Photo Editing

There are a lot of things involved in being a photographer: advertising, social media, photo editing, networking... and actually taking pictures, to name a few. While doing all these things, it's easy for a photographer to lose sight of the fact that clients don't necessarily realize what goes on after we've pressed the shutter button and taken a picture. During a wedding consult one day, I had a client ask me if I would be editing any of the pictures I would be providing to them.

"Of course! I edit all of the pictures that I give to you!"

To me, that might seem like the most obvious thing in the world, to not provide a paying client photos that haven't been edited yet. Many photographers provide clients with unedited 'proofs', then clients select from those photos which ones they will order, and those photos will be edited. Although that's not my business model*, in the end is the same result: the client isn't given photos that haven't been 'finished' through editing.

When they hear the word "editing", some people immediately might think of fixing mistakes. That's not necessarily the case. Although sometimes it does have to happen, more often than not, it's something much more subtle than that.

Take this first image for example:

There was nothing “wrong” with this picture. I wanted to preserve the green fields in the background of the flowers because it painted a nice contrast to the flowers themselves. Were this photo taken with a point and shoot or an iPhone, the background would have completely “blown out”, or nothing but white. Shooting it a little darker, and in RAW format (which contains a much larger amount of information than a standard JPG a consumer camera would typically produce), allowed me to pull the colours back into the image and preserve the impression of what I saw on that day.

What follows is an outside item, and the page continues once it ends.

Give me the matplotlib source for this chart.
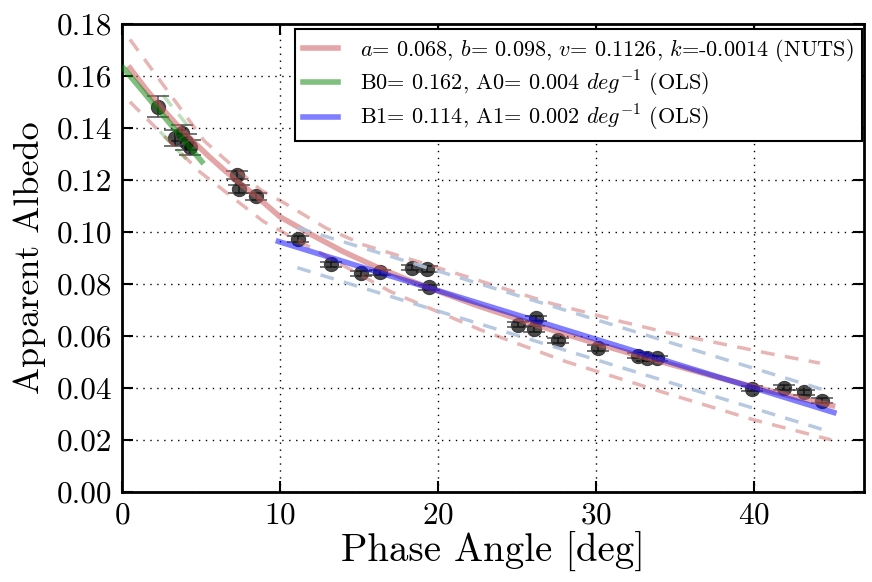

Then a little cropping to bring out the details of the lace and flowers, (and likely lots of little tweaks you probably won't even notice unless you knew about them), and the image is done!

Speaking of fixing exposure, this next photo is an example of why it isn’t a great idea to have a photo shoot around noon. With the sun high in the sky, and no shadows or cover anywhere in sight, dark shadows are cast on people’s faces and bodies. It’s not flattering, and the sky is usually lost in its mid-day brightness in comparison the the subjects of the photo.

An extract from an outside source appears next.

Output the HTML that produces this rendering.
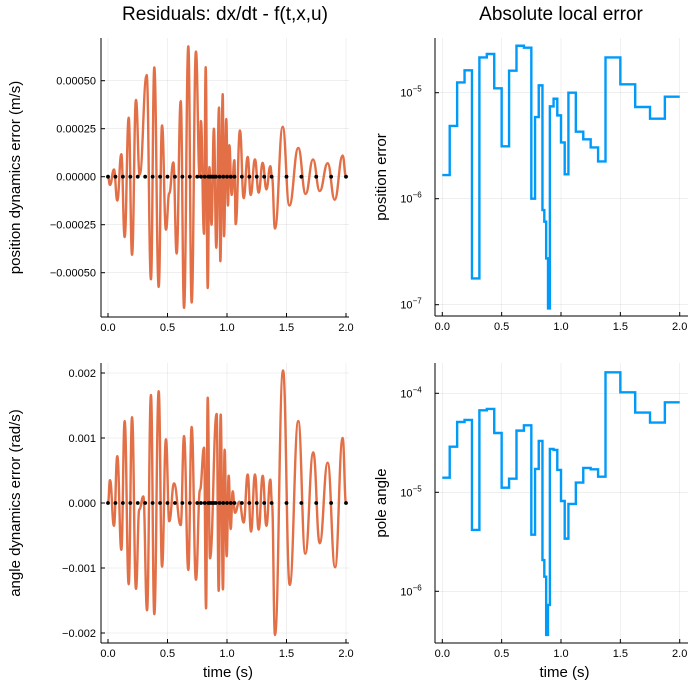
<!DOCTYPE html>
<html><head><meta charset="utf-8"><style>
html,body{margin:0;padding:0;background:#fff}
svg{display:block;font-family:"Liberation Sans","DejaVu Sans",sans-serif}
</style></head><body>
<svg id="chart" width="699" height="700" viewBox="0 0 699 700">
<rect x="0" y="0" width="699" height="700" fill="#fff"/>
<text x="225" y="20" font-size="19" text-anchor="middle" fill="#000">Residuals: dx/dt - f(t,x,u)</text>
<text x="561" y="20" font-size="19" text-anchor="middle" fill="#000">Absolute local error</text>
<g id="layer"></g>
</svg>
<script>
// mesh edges (time)
const meshT = [0,0.0625,0.125,0.1875,0.25,0.3125,0.375,0.4375,0.5,0.5625,0.625,0.6875,0.75,0.78125,0.8125,0.84375,0.859375,0.875,0.890625,0.90625,0.9375,0.96875,1.0,1.03125,1.0625,1.125,1.1875,1.25,1.3125,1.375,1.5,1.625,1.75,1.875,2.0];
// log10 of absolute local error per interval
const posErrLog = [-5.777,-5.314,-4.903,-4.789,-6.752,-4.667,-4.635,-4.959,-5.506,-4.792,-4.557,-4.575,-6.0,-5.230,-4.931,-6.107,-6.217,-6.563,-7.035,-5.129,-5.057,-5.214,-5.469,-5.770,-5.0,-5.368,-5.440,-5.516,-5.648,-4.667,-4.921,-5.135,-5.245,-5.038];
const angErrLog = [-4.852,-4.539,-4.290,-4.269,-5.380,-4.172,-4.158,-4.401,-4.953,-4.862,-4.377,-4.323,-5.428,-4.764,-4.481,-5.684,-5.852,-6.441,-6.138,-4.562,-4.572,-4.774,-5.088,-5.468,-5.118,-4.902,-4.754,-4.768,-4.842,-3.788,-3.990,-4.195,-4.296,-4.091];
// residual extrema: position in 1e-4 m/s
const posResT = [0,.017,.050,.078,.112,.140,.174,.202,.235,.266,
 .325,.361,.389,.426,.454,.487,.515,.549,.577,.611,
 .639,.675,.703,.739,.770,.781,.807,.821,.838,.852,
 .870,.890,.910,.933,.944,.964,.975,.994,1.008,1.020,
 1.039,1.062,1.073,1.109,1.140,1.174,1.199,1.235,1.266,1.300,
 1.331,1.364,1.378,1.403,1.468,1.524,1.599,1.661,1.723,1.779,
 1.846,1.905,1.972,2.0];
const posResV = [0,-0.43,0.38,-1.24,1.17,-3.14,3.07,-4.07,4.0,0.1,
 5.29,-5.34,5.69,-5.74,2.67,-2.76,-0.86,0.74,-4.0,3.93,
 -6.83,6.79,-6.55,6.52,0,2.9,-2.97,5.7,-5.8,0.5,
 -2.5,2.5,-3.7,3.6,-4.4,4.3,-3.1,3.0,-1.5,1.64,
 -0.95,0.86,-2.47,2.41,-1.12,1.03,-0.95,0.9,-0.83,0.72,
 -0.66,0.55,0,-2.7,2.6,-1.5,1.5,-0.9,0.9,-0.75,
 0.7,-1.2,1.1,0];
// angle residual extrema in 1e-3 rad/s
const angResT = [0,.017,.050,.078,.112,.140,.174,.202,.235,.263,
 .297,.328,.361,.389,.426,.454,.487,.515,.555,.611,
 .639,.675,.703,.739,.773,.807,.824,.838,.857,.913,
 .930,.947,.966,.980,.997,1.014,1.031,1.048,1.067,1.104,
 1.140,1.174,1.202,1.235,1.266,1.300,1.331,1.364,1.378,1.403,
 1.471,1.527,1.599,1.658,1.725,1.779,1.846,1.908,1.972,2.0];
const angResV = [0,.35,-.35,.72,-.72,1.26,-1.25,1.32,-1.32,-0.1,
 .1,-1.65,1.66,-1.71,1.72,-.98,.98,-.28,.3,-.34,
 1.03,-1.03,1.17,-1.18,.2,.85,-1.62,1.62,-.85,1.37,
 -1.35,1.36,-1.33,.82,-.82,.42,-.4,.18,-.15,.02,
 -.3,.44,-.44,.44,-.41,.42,-.35,.36,0,-2.03,
 2.04,-1.26,1.26,-.78,.78,-.62,.62,-.99,1.0,0];
const xTicks = [0,0.5,1.0,1.5,2.0];
const xTickLabels = ["0.0","0.5","1.0","1.5","2.0"];
const posTicks = [5,2.5,0,-2.5,-5];
const posTickLabels = ["0.00050","0.00025","0.00000","−0.00025","−0.00050"];
const angTicks = [2,1,0,-1,-2];
const angTickLabels = ["0.002","0.001","0.000","−0.001","−0.002"];
const posLogTicks = [-5,-6,-7];
const angLogTicks = [-4,-5,-6];

const NS="http://www.w3.org/2000/svg";
const layer=document.getElementById('layer');
function mk(tag,attrs,parent){const e=document.createElementNS(NS,tag);for(const k in attrs)e.setAttribute(k,attrs[k]);(parent||layer).appendChild(e);return e;}

const panels = {
  tl:{x0:101,x1:349,y0:38,y1:317,tx0:108,tsc:119,vy0:176.7,vsc:-19.2},
  bl:{x0:101,x1:349,y0:363,y1:643,tx0:108,tsc:119,vy0:503,vsc:-65},
  tr:{x0:435,x1:688,y0:38,y1:316,tx0:442.3,tsc:118.7,ly:92.7,lsc:106,lref:-5},
  br:{x0:435,x1:688,y0:363,y1:643,tx0:442.3,tsc:118.7,ly:393.3,lsc:99,lref:-4}
};
function X(p,t){return p.tx0+t*p.tsc;}
function YL(p,v){return p.vy0+v*p.vsc;}
function YG(p,l){return p.ly+(p.lref-l)*p.lsc;}

function frame(p,name,yTickVals,yFn,yLabelFn,ylabel,xlabel){
  const g=mk('g',{});
  
  
  xTicks.forEach((t,i)=>{
    const x=X(p,t);
    const gl=mk('line',{x1:x,x2:x,y1:p.y0,y2:p.y1,stroke:'#000','stroke-opacity':0.1,'stroke-width':0.6},g);
    
    
    mk('line',{x1:x,x2:x,y1:p.y1,y2:p.y1-4,stroke:'#000','stroke-width':1},g);
    const tl=mk('text',{x:x,y:p.y1+14,'font-size':11,'text-anchor':'middle',fill:'#000'},g);
    tl.textContent=xTickLabels[i];
    
    
  });
  yTickVals.forEach((v,i)=>{
    const y=yFn(v);
    const gl=mk('line',{x1:p.x0,x2:p.x1,y1:y,y2:y,stroke:'#000','stroke-opacity':0.1,'stroke-width':0.6},g);
    
    
    mk('line',{x1:p.x0,x2:p.x0+4,y1:y,y2:y,stroke:'#000','stroke-width':1},g);
    yLabelFn(g,v,i,y);
  });
  mk('line',{x1:p.x0,x2:p.x0,y1:p.y0,y2:p.y1,stroke:'#000','stroke-width':1},g);
  mk('line',{x1:p.x0,x2:p.x1,y1:p.y1,y2:p.y1,stroke:'#000','stroke-width':1},g);
  const cy=(p.y0+p.y1)/2;
  const lx = p.x0<200 ? 20 : 386;
  const yl=mk('text',{x:lx,y:cy,'font-size':15,'text-anchor':'middle',transform:`rotate(-90 ${lx} ${cy})`,fill:'#000'},g);
  yl.textContent=ylabel;
  
  
  if(xlabel){
    const xl=mk('text',{x:(p.x0+p.x1)/2+3,y:677,'font-size':15,'text-anchor':'middle',fill:'#000'},g);
    xl.textContent=xlabel;
    
    
  }
}
function linLabel(labels){return (g,v,i,y)=>{
  const t=mk('text',{x:96,y:y+4,'font-size':11,'text-anchor':'end',fill:'#000'},g);
  t.textContent=labels[i];
  
  
};}
function logLabel(g,v,i,y){
  const t=mk('text',{x:411,y:y+4,'font-size':11,'text-anchor':'middle',fill:'#000'},g);
  
  
  const a=mk('tspan',{},t);a.textContent='10';
  const b=mk('tspan',{dy:-5,'font-size':8},t);b.textContent=String(v).replace('-','−');
}

function residual(p,ts,vs,name){
  const n=Math.min(ts.length,vs.length);
  let d='M'+X(p,ts[0])+','+YL(p,vs[0]);
  for(let i=1;i<n;i++){
    const xa=X(p,ts[i-1]),ya=YL(p,vs[i-1]),xb=X(p,ts[i]),yb=YL(p,vs[i]);
    const h=(xb-xa)*0.45;
    d+=` C${xa+h},${ya} ${xb-h},${yb} ${xb},${yb}`;
  }
  const path=mk('path',{d:d,fill:'none',stroke:'#e26f46','stroke-width':2.4,'stroke-linejoin':'round'});
  
  
  meshT.forEach(t=>{
    const c=mk('circle',{cx:X(p,t),cy:YL(p,0),r:1.9,fill:'#000'});
    
    
  });
}
function steps(p,logs,name){
  let d='';
  for(let i=0;i<logs.length;i++){
    const y=YG(p,logs[i]);
    d+=(i===0?'M':'L')+X(p,meshT[i])+','+y+' L'+X(p,meshT[i+1])+','+y+' ';
  }
  const path=mk('path',{d:d,fill:'none',stroke:'#009af9','stroke-width':2.4,'stroke-linejoin':'miter'});
  
  
}

frame(panels.tl,'position-residual-panel',posTicks,v=>YL(panels.tl,v),linLabel(posTickLabels),'position dynamics error (m/s)',null);
frame(panels.bl,'angle-residual-panel',angTicks,v=>YL(panels.bl,v),linLabel(angTickLabels),'angle dynamics error (rad/s)','time (s)');
frame(panels.tr,'position-error-panel',posLogTicks,v=>YG(panels.tr,v),logLabel,'position error',null);
frame(panels.br,'angle-error-panel',angLogTicks,v=>YG(panels.br,v),logLabel,'pole angle','time (s)');

residual(panels.tl,posResT,posResV,'position-residual-line');
residual(panels.bl,angResT,angResV,'angle-residual-line');
steps(panels.tr,posErrLog,'position-error-line');
steps(panels.br,angErrLog,'angle-error-line');
</script>
</body></html>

After some work, and carefully exposed initial photography (the likes of which is really only possible to easily do with a mirrorless camera like I use, instead of a DSLR), and then some heavy lifting in editing, the original vision of the photo is preserved.

Then with a little tricksy cropping, the swamp that they were standing in is turned into a beautiful, grassy field!

Here are a few more edits. Some of them are more tricky than others, as sometimes I actively choose to take a photo in a challenging situation, knowing that I'll have to do some work afterwards to bring out the image in my mind. Click to enlarge the photos and see a description of the work done on each:

In the end, every single photo my clients receive is edited. It can be in a small way or a big way, but not a single one goes by without being carefully considered.


*For my business model, a client pays for a shoot up front, and then all good photos from that shoot will be fully edited and provided to them in full quality after they are completed at no extra charge. It's all a part of the service.